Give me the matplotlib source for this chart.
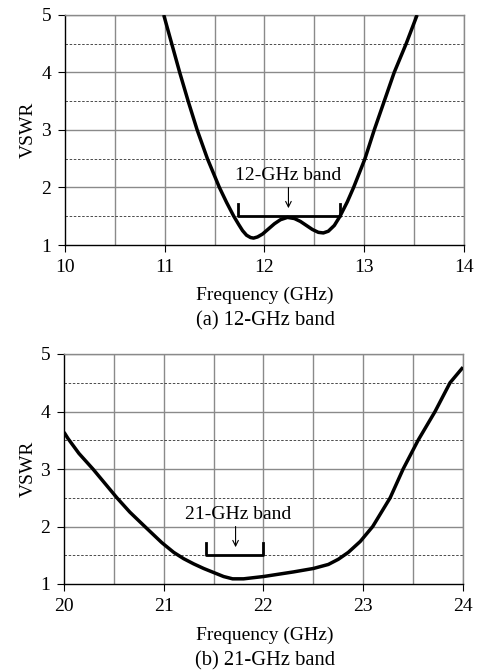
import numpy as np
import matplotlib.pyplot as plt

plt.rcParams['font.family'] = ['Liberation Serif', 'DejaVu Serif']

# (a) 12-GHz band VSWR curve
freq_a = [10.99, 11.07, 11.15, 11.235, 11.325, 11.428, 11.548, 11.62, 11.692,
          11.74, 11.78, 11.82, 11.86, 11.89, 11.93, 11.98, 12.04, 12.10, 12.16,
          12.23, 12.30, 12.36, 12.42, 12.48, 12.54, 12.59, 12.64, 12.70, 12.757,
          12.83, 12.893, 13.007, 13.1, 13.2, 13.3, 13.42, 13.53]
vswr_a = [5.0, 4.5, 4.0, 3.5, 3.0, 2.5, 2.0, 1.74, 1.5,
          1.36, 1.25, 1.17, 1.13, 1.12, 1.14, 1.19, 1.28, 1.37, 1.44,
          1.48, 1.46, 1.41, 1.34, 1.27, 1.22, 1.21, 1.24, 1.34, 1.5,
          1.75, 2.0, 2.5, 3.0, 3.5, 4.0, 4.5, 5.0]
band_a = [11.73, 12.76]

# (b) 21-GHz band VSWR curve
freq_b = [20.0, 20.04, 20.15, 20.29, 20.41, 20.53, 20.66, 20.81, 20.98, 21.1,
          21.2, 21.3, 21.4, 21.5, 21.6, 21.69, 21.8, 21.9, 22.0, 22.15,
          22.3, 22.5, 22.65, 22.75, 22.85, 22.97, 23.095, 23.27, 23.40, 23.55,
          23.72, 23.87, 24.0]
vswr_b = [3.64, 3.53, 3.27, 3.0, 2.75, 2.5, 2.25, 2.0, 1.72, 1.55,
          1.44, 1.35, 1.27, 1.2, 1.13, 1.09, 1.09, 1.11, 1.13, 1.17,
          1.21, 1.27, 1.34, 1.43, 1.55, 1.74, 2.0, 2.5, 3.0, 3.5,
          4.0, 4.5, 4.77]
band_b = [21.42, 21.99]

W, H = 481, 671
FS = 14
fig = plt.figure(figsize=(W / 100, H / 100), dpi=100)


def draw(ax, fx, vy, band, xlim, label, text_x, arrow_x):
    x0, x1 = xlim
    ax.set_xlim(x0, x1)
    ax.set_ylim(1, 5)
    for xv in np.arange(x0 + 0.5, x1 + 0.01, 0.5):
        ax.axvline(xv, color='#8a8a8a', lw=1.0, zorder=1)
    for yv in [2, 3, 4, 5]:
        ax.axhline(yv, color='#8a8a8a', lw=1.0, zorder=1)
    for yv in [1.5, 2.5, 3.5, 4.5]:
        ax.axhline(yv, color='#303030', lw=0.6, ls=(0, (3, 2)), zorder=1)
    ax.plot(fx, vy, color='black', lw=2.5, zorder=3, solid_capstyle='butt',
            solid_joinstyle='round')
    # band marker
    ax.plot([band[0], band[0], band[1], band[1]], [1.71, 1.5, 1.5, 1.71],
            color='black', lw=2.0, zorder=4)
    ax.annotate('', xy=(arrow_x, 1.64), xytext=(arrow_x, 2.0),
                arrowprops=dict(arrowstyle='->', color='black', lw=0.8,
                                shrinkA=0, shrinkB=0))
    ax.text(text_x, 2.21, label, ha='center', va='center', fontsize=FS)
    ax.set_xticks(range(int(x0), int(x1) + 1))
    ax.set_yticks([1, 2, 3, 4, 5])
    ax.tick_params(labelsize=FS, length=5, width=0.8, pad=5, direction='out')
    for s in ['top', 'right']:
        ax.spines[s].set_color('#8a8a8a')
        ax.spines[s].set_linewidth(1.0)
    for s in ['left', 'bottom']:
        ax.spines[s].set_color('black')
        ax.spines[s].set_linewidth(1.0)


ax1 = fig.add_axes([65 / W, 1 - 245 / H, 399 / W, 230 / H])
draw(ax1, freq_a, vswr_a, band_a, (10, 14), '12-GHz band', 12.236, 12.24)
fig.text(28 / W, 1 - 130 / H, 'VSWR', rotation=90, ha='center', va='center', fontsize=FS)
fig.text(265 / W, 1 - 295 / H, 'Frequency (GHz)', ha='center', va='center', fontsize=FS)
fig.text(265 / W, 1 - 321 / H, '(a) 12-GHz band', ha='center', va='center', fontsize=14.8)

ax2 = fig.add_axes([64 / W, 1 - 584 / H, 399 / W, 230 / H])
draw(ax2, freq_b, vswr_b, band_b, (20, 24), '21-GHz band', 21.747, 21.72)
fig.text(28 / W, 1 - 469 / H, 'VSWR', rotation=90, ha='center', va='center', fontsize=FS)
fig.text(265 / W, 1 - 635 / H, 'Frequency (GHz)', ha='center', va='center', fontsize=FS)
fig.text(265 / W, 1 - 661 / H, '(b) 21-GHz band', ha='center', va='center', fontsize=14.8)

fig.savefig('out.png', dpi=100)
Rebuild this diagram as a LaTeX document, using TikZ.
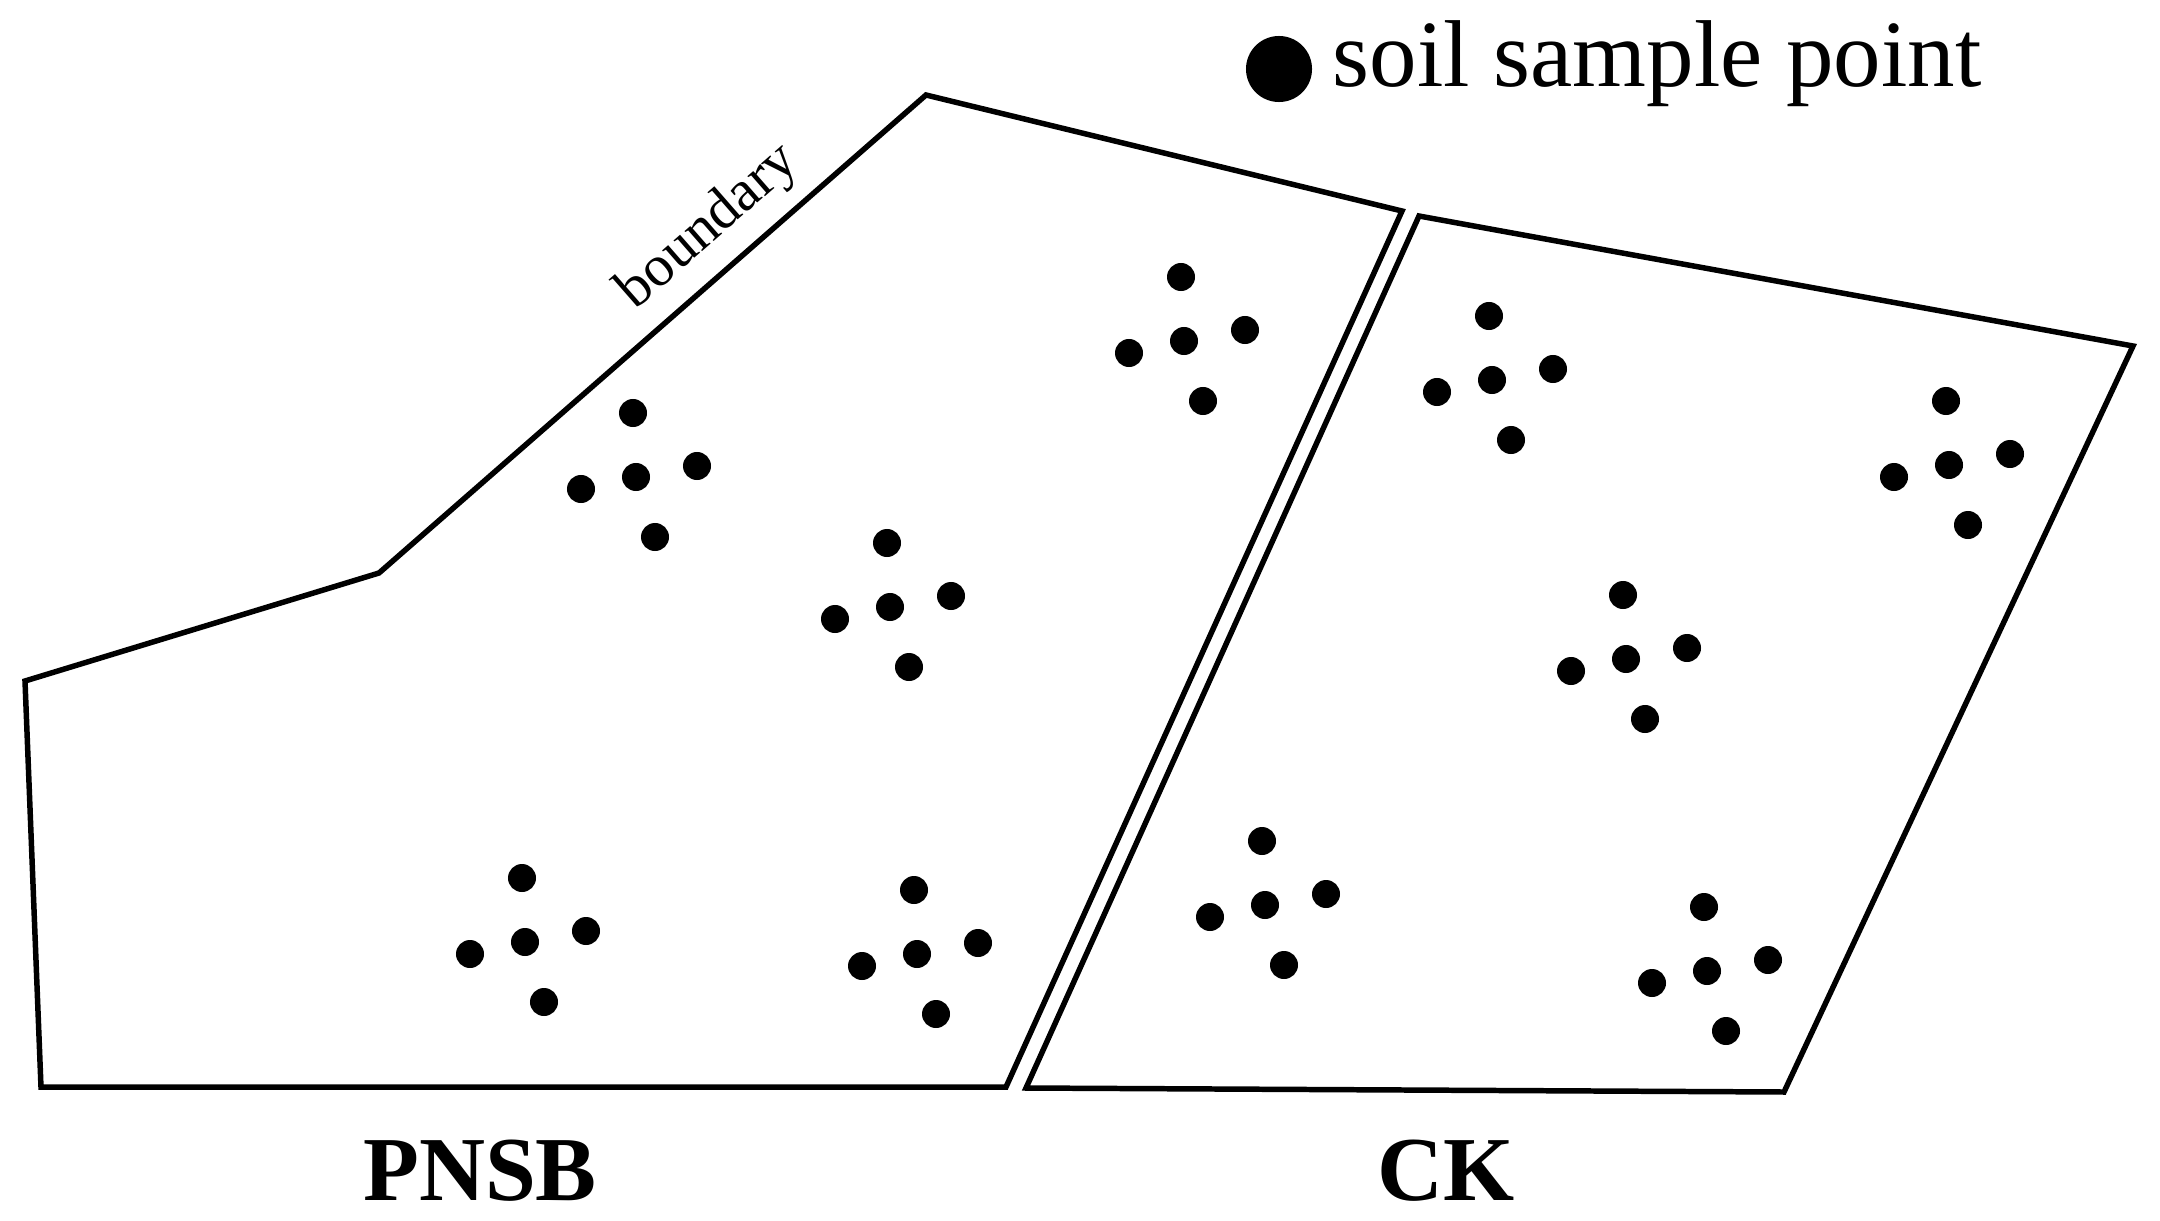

● ● ● ●

- [WHAT YOU NEED TO DO]
In the data above, please extract the lines from the first one through the line with "plt.rcParams['font.family'] = ['Liberation", exactly, and keep pictures out.

- [SOLUTION FOR THIS PROBLEM]
Give me the matplotlib source for this chart.
import numpy as np
import matplotlib.pyplot as plt

plt.rcParams['font.family'] = ['Liberation Serif', 'DejaVu Serif']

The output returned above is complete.